> [The exercise]: Exclude pictures. Extract exactly the lines from the one that contains "Reproduce this chart with matplotlib." down to the one that contains "plt.rcParams['font.family'] = ['Liberation", both included.
________
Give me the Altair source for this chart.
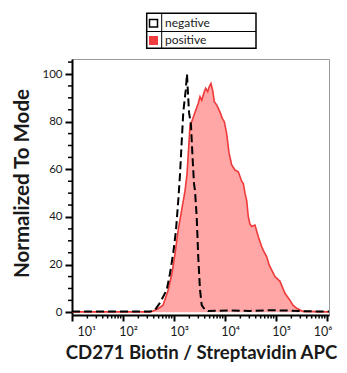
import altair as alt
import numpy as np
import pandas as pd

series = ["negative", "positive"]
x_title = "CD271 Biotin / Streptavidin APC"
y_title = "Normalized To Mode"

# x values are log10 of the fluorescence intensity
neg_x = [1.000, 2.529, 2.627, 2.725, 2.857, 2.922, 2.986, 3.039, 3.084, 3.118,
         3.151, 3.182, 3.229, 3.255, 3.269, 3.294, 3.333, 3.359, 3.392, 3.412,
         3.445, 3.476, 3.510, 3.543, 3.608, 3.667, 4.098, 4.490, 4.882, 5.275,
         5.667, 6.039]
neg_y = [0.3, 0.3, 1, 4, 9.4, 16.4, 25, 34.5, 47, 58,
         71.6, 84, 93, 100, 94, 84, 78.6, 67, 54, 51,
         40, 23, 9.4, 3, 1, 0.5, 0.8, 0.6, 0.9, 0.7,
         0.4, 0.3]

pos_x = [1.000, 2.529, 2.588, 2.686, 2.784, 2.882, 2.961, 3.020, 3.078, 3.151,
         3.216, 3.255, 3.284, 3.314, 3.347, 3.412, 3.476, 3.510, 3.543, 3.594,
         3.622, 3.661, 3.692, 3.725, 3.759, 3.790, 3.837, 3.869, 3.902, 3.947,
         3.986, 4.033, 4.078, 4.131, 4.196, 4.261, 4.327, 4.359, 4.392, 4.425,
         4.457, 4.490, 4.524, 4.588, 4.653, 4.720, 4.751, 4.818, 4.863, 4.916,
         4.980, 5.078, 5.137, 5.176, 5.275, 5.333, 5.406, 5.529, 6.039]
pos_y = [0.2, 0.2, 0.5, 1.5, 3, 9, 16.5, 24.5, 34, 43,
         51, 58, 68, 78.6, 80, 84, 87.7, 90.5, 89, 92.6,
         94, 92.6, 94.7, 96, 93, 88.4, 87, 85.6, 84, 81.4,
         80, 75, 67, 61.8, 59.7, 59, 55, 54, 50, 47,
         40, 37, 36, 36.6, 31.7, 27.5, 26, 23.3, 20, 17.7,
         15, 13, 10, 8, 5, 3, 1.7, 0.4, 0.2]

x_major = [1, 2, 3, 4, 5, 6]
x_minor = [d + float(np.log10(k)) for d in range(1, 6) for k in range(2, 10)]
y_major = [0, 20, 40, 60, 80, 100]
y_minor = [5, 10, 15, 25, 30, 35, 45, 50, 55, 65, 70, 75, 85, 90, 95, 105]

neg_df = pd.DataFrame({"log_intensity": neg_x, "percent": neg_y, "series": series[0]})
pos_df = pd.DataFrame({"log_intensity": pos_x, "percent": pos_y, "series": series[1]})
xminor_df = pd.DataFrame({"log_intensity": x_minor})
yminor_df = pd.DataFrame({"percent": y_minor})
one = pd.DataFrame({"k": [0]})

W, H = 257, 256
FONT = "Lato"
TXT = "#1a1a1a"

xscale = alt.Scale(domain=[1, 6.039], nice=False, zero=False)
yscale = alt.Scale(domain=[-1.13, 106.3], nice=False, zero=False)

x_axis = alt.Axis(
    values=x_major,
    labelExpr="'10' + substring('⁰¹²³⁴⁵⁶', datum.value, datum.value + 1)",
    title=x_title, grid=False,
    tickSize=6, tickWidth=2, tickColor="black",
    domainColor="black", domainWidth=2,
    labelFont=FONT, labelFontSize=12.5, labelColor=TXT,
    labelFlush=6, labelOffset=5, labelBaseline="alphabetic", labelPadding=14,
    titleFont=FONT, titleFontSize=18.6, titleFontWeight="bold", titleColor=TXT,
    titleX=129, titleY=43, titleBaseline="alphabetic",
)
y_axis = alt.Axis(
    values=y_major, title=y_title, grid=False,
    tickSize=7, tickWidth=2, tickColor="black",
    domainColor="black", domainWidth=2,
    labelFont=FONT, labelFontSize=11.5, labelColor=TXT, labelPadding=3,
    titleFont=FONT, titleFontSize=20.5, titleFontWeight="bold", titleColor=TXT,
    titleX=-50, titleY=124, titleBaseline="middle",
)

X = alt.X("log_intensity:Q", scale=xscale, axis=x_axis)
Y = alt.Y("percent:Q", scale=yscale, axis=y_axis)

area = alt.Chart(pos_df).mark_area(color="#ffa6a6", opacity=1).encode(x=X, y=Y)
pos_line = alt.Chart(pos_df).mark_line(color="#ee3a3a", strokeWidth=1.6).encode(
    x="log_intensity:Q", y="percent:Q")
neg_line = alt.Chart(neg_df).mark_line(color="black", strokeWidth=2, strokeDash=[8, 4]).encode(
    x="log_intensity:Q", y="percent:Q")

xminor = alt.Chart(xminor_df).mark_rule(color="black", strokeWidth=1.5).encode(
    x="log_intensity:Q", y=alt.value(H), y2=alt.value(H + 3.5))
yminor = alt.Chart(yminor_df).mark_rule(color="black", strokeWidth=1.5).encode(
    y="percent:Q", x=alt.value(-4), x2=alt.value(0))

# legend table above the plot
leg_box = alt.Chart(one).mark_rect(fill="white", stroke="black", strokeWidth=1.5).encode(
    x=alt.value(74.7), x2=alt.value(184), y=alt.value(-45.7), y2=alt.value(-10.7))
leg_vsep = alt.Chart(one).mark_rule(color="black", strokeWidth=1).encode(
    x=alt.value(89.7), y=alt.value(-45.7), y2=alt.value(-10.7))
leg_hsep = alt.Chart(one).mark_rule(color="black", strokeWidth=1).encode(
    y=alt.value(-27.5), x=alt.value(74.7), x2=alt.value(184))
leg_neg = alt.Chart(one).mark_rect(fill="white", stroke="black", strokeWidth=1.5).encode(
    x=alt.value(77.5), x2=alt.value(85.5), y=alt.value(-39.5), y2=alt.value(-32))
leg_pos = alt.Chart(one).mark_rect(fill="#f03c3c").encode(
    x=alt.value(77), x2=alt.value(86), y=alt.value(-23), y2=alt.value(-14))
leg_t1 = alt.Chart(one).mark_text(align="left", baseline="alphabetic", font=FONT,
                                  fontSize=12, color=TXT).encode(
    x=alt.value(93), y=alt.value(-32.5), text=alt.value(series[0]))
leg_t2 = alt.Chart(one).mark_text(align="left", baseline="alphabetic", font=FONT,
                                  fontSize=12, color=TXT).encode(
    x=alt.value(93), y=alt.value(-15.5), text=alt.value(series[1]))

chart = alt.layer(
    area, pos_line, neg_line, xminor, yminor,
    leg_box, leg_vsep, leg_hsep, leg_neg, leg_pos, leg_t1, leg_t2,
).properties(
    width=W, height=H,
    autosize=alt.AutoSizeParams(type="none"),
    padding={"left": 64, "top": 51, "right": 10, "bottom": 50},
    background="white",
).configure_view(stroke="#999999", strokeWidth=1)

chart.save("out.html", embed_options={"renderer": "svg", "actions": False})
________
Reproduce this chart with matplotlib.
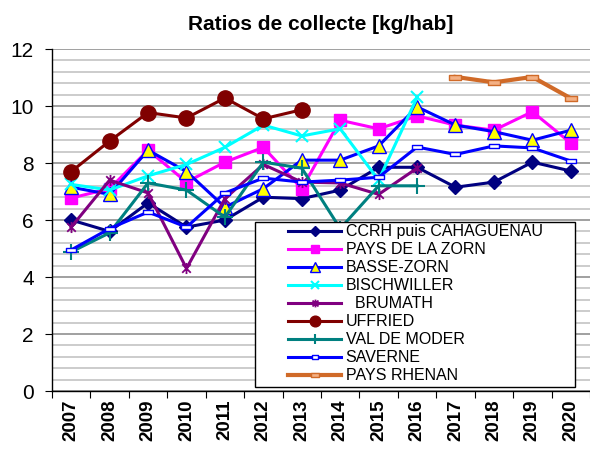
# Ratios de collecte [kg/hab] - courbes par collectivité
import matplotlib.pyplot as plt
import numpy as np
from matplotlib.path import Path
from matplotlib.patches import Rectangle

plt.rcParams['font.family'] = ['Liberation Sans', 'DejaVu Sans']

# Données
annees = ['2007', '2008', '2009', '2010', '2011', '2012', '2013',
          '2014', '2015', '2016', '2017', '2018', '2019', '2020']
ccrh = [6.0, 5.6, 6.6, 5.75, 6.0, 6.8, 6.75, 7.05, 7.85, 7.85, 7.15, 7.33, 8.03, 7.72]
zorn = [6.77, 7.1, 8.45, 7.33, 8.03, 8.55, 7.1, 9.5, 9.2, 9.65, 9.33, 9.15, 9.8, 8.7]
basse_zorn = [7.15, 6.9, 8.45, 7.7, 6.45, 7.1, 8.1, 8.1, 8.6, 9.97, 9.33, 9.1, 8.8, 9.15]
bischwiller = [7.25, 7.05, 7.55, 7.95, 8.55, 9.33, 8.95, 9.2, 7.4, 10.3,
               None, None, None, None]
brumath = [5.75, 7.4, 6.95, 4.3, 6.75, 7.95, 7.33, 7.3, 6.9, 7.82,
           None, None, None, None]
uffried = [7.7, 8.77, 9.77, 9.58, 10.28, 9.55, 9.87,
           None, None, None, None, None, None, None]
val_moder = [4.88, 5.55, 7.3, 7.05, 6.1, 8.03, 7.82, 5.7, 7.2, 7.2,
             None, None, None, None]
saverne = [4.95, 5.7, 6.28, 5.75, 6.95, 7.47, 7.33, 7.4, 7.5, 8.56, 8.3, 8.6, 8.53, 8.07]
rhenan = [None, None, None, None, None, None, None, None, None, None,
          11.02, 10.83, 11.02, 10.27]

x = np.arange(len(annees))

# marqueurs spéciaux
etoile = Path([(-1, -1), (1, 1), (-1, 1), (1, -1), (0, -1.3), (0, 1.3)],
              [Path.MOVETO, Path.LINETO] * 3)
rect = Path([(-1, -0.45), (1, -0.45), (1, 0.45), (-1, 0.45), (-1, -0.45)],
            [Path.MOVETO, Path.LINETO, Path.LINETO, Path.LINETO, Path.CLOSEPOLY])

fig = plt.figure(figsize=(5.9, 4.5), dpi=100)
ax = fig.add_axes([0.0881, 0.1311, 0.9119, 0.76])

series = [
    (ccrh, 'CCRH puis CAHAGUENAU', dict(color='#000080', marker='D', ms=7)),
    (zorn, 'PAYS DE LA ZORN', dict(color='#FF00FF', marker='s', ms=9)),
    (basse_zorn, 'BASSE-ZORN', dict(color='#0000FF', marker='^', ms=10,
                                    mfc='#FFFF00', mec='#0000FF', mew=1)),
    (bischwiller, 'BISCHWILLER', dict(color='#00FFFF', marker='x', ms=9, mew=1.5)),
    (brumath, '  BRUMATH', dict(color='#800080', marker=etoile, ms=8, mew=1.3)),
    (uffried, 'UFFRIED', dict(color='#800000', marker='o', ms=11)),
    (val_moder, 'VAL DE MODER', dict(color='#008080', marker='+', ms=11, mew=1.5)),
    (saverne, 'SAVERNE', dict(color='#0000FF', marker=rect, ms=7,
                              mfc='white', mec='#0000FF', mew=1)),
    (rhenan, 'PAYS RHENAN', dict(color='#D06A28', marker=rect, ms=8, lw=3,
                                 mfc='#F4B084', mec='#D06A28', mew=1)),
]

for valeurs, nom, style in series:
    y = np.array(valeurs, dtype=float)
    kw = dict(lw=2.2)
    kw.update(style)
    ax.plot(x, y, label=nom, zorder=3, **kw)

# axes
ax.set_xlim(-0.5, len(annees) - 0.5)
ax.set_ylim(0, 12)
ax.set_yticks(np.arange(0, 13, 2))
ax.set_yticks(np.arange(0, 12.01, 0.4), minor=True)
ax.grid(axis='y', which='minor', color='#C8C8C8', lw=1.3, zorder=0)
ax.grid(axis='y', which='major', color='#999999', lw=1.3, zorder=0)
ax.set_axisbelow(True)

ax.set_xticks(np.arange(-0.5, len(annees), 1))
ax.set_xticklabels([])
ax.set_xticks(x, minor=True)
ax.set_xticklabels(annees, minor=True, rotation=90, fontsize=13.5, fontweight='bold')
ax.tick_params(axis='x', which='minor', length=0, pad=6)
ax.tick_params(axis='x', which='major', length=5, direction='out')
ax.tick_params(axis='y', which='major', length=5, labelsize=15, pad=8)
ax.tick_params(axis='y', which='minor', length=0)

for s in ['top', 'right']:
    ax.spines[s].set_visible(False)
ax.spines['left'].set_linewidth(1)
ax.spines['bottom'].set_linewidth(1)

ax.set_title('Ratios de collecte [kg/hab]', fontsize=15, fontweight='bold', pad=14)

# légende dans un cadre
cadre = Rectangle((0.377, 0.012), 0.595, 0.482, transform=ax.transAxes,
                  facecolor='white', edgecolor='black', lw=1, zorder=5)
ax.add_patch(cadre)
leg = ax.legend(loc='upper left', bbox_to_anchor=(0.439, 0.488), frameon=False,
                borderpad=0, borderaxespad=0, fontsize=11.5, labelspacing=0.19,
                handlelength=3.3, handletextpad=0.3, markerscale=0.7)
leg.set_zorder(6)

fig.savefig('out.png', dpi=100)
________
> [Problem solution]:
Reproduce this chart with matplotlib.
# Ratios de collecte [kg/hab] - courbes par collectivité
import matplotlib.pyplot as plt
import numpy as np
from matplotlib.path import Path
from matplotlib.patches import Rectangle

plt.rcParams['font.family'] = ['Liberation Sans', 'DejaVu Sans']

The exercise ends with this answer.